**REQUIRED TASK:** Using the material below, print a verbatim copy of every line from the one containing "Clone this diagram in TikZ." through the one containing "(0,0) rectangle (1127,734);", inclusive, and omit the pictures.

○ ○ ○ ○ ○ ○ ○

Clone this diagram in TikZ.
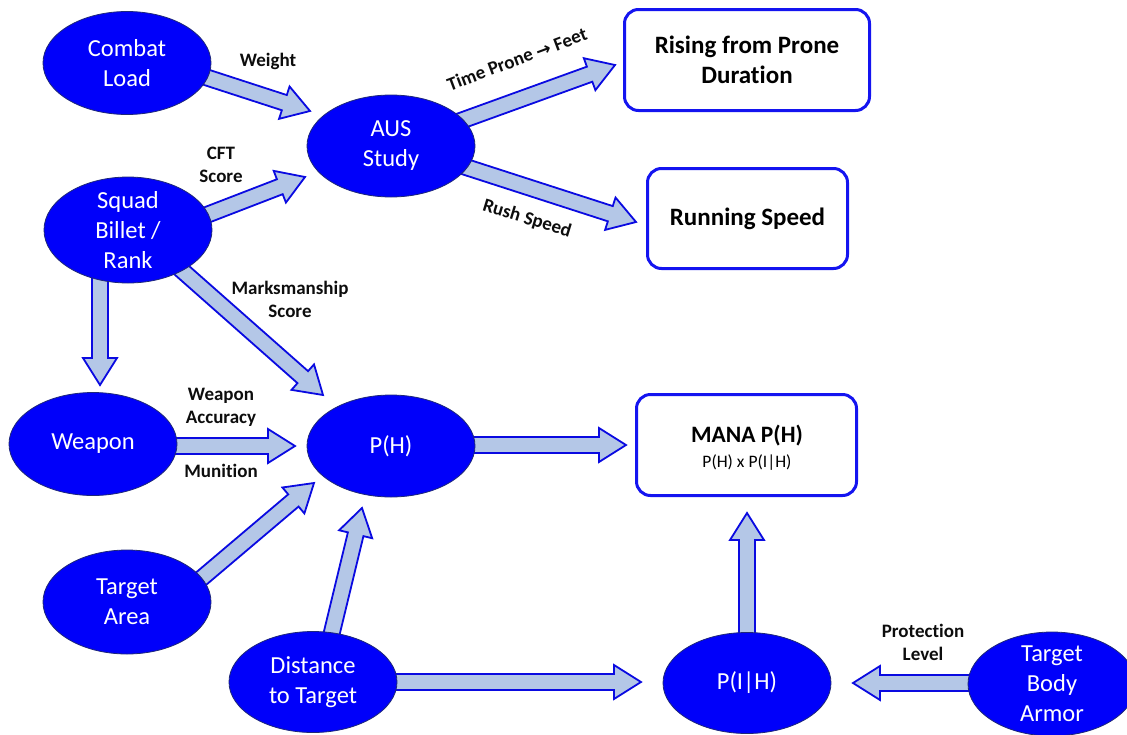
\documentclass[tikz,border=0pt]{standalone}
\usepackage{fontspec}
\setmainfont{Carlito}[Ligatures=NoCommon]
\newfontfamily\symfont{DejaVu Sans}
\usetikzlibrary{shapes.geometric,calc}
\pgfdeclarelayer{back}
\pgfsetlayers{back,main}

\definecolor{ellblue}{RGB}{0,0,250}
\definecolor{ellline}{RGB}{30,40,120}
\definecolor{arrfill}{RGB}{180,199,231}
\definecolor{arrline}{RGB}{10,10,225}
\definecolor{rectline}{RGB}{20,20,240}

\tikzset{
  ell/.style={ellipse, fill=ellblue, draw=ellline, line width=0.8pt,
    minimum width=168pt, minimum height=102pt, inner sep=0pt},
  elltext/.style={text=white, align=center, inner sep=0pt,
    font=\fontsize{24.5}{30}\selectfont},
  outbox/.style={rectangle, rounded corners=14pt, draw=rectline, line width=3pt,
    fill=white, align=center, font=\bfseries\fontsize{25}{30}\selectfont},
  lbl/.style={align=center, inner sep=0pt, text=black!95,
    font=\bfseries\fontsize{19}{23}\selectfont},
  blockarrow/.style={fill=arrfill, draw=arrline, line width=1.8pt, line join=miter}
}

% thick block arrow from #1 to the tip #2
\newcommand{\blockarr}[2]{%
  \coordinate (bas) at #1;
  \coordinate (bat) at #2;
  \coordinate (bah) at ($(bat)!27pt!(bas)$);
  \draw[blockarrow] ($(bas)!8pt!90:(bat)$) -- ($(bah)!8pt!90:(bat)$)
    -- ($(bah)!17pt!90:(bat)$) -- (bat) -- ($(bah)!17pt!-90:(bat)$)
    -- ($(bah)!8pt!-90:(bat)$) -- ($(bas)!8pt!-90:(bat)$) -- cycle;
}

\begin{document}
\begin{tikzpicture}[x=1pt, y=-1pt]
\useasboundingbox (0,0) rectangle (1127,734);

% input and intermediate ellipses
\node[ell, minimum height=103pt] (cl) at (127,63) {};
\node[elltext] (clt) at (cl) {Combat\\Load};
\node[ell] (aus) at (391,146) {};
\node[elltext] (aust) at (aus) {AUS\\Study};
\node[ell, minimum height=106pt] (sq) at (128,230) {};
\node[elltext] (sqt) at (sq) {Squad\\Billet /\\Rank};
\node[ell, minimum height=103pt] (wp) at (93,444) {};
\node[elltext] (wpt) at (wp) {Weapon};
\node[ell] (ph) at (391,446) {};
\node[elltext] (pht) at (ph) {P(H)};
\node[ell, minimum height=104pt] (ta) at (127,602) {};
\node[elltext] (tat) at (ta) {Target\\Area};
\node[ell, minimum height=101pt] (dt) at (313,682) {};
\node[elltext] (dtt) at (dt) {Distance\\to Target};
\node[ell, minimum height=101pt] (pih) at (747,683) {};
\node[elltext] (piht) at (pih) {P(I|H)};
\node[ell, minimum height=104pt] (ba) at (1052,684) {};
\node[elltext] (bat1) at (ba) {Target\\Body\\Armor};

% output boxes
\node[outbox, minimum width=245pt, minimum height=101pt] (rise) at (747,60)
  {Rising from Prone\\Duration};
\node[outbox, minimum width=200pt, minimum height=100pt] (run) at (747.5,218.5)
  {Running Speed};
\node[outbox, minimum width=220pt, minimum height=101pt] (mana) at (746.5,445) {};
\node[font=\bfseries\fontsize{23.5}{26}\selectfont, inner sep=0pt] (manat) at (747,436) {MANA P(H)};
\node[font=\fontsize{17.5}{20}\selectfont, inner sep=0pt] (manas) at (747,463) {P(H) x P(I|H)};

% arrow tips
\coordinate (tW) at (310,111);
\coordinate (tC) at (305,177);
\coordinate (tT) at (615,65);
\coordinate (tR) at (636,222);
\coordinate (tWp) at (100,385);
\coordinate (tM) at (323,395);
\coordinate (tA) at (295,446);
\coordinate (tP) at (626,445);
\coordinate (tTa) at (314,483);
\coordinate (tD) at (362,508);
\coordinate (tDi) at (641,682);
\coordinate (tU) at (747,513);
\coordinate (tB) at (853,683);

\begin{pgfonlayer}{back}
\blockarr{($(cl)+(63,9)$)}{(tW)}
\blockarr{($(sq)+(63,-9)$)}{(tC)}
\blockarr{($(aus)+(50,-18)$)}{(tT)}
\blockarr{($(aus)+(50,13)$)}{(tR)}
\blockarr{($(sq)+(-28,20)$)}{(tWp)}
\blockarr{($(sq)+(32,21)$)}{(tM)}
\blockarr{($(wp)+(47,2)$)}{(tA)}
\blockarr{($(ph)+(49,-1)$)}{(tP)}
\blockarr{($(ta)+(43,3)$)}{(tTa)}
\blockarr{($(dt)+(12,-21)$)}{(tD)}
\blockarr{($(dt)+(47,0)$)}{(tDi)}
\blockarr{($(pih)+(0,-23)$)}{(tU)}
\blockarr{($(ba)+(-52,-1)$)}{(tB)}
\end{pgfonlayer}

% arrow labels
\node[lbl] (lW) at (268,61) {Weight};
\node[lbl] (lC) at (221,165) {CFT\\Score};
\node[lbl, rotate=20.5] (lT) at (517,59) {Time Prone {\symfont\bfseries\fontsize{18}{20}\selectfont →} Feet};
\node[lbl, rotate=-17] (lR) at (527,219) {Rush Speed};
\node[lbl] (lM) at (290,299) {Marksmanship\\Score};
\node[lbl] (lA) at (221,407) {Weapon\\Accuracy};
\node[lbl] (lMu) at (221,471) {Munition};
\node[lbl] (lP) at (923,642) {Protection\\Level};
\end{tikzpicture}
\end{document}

○ ○ ○ ○ ○ ○ ○

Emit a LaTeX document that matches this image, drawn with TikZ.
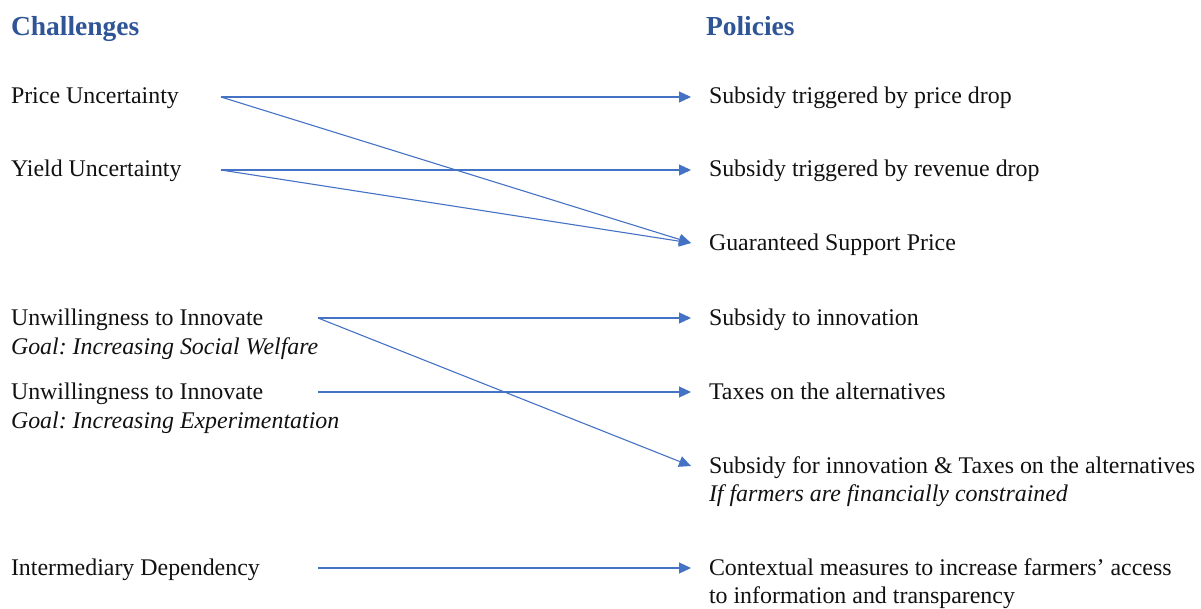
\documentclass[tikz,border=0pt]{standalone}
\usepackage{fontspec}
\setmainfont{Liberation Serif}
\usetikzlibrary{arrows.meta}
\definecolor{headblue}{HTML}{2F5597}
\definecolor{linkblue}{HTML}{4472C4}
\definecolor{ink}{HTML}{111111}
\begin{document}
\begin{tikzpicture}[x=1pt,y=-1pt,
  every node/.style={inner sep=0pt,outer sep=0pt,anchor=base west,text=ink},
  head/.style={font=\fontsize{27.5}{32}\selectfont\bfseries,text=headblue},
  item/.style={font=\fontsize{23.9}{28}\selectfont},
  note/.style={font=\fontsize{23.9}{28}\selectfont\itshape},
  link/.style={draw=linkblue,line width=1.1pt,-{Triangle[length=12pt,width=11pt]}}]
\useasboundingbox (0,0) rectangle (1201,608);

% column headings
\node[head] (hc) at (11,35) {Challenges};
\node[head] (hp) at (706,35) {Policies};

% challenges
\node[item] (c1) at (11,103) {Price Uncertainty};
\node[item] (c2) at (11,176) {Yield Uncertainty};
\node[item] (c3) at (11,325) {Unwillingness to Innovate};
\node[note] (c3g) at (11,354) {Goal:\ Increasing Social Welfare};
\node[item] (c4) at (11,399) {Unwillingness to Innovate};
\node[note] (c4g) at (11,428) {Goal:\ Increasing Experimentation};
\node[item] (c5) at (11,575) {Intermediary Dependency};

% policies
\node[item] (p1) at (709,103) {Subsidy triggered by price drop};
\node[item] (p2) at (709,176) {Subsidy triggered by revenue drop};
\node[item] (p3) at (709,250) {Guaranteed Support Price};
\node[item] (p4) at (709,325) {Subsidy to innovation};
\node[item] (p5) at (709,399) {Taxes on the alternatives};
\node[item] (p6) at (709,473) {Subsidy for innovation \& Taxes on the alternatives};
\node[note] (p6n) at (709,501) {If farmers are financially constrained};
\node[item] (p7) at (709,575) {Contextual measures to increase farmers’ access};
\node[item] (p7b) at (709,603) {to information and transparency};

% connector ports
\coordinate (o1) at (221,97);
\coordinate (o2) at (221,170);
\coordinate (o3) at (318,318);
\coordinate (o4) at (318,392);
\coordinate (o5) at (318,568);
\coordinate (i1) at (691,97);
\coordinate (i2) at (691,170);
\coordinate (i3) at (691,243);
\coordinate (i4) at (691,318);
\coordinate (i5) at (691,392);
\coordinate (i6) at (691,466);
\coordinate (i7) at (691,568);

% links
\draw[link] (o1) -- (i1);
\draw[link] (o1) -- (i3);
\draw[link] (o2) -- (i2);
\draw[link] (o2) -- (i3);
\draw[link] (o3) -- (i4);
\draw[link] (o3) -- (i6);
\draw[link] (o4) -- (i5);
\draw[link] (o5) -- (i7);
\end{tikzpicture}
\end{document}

○ ○ ○ ○ ○ ○ ○

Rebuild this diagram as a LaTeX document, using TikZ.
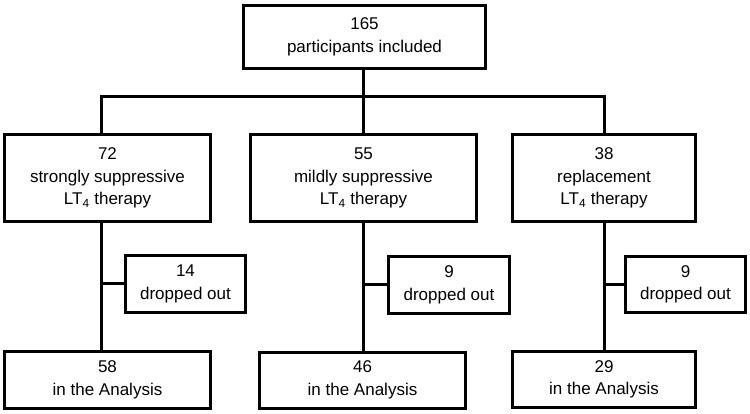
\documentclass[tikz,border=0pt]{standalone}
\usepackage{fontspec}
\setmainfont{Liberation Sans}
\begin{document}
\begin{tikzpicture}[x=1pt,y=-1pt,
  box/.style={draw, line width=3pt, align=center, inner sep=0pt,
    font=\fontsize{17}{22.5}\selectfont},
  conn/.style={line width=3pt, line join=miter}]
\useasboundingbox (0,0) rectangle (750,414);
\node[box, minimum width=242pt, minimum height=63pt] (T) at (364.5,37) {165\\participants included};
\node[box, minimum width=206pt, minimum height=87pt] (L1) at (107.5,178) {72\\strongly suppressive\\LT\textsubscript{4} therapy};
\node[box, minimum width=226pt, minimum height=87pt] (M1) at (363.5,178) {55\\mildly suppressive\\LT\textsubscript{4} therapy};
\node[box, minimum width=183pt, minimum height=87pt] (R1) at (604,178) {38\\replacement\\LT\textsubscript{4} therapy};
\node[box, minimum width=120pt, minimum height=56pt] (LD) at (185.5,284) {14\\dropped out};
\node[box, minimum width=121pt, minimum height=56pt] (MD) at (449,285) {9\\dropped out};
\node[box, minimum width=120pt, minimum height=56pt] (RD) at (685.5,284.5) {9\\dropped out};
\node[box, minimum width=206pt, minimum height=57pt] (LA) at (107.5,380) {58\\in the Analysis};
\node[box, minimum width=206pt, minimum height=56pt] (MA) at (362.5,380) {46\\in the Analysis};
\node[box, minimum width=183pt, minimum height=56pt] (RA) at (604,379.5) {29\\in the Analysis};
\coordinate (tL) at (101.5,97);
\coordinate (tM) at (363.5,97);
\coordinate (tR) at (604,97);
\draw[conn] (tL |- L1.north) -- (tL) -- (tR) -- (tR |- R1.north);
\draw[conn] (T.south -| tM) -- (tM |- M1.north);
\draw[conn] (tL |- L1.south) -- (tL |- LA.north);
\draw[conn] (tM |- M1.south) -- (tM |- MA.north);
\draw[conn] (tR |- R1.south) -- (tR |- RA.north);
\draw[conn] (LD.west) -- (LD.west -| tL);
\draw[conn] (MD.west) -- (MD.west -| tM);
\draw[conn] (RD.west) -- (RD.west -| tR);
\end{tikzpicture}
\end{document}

○ ○ ○ ○ ○ ○ ○

**SOLVED PROBLEM:**
Clone this diagram in TikZ.
\documentclass[tikz,border=0pt]{standalone}
\usepackage{fontspec}
\setmainfont{Carlito}[Ligatures=NoCommon]
\newfontfamily\symfont{DejaVu Sans}
\usetikzlibrary{shapes.geometric,calc}
\pgfdeclarelayer{back}
\pgfsetlayers{back,main}

\definecolor{ellblue}{RGB}{0,0,250}
\definecolor{ellline}{RGB}{30,40,120}
\definecolor{arrfill}{RGB}{180,199,231}
\definecolor{arrline}{RGB}{10,10,225}
\definecolor{rectline}{RGB}{20,20,240}

\tikzset{
  ell/.style={ellipse, fill=ellblue, draw=ellline, line width=0.8pt,
    minimum width=168pt, minimum height=102pt, inner sep=0pt},
  elltext/.style={text=white, align=center, inner sep=0pt,
    font=\fontsize{24.5}{30}\selectfont},
  outbox/.style={rectangle, rounded corners=14pt, draw=rectline, line width=3pt,
    fill=white, align=center, font=\bfseries\fontsize{25}{30}\selectfont},
  lbl/.style={align=center, inner sep=0pt, text=black!95,
    font=\bfseries\fontsize{19}{23}\selectfont},
  blockarrow/.style={fill=arrfill, draw=arrline, line width=1.8pt, line join=miter}
}

% thick block arrow from #1 to the tip #2
\newcommand{\blockarr}[2]{%
  \coordinate (bas) at #1;
  \coordinate (bat) at #2;
  \coordinate (bah) at ($(bat)!27pt!(bas)$);
  \draw[blockarrow] ($(bas)!8pt!90:(bat)$) -- ($(bah)!8pt!90:(bat)$)
    -- ($(bah)!17pt!90:(bat)$) -- (bat) -- ($(bah)!17pt!-90:(bat)$)
    -- ($(bah)!8pt!-90:(bat)$) -- ($(bas)!8pt!-90:(bat)$) -- cycle;
}

\begin{document}
\begin{tikzpicture}[x=1pt, y=-1pt]
\useasboundingbox (0,0) rectangle (1127,734);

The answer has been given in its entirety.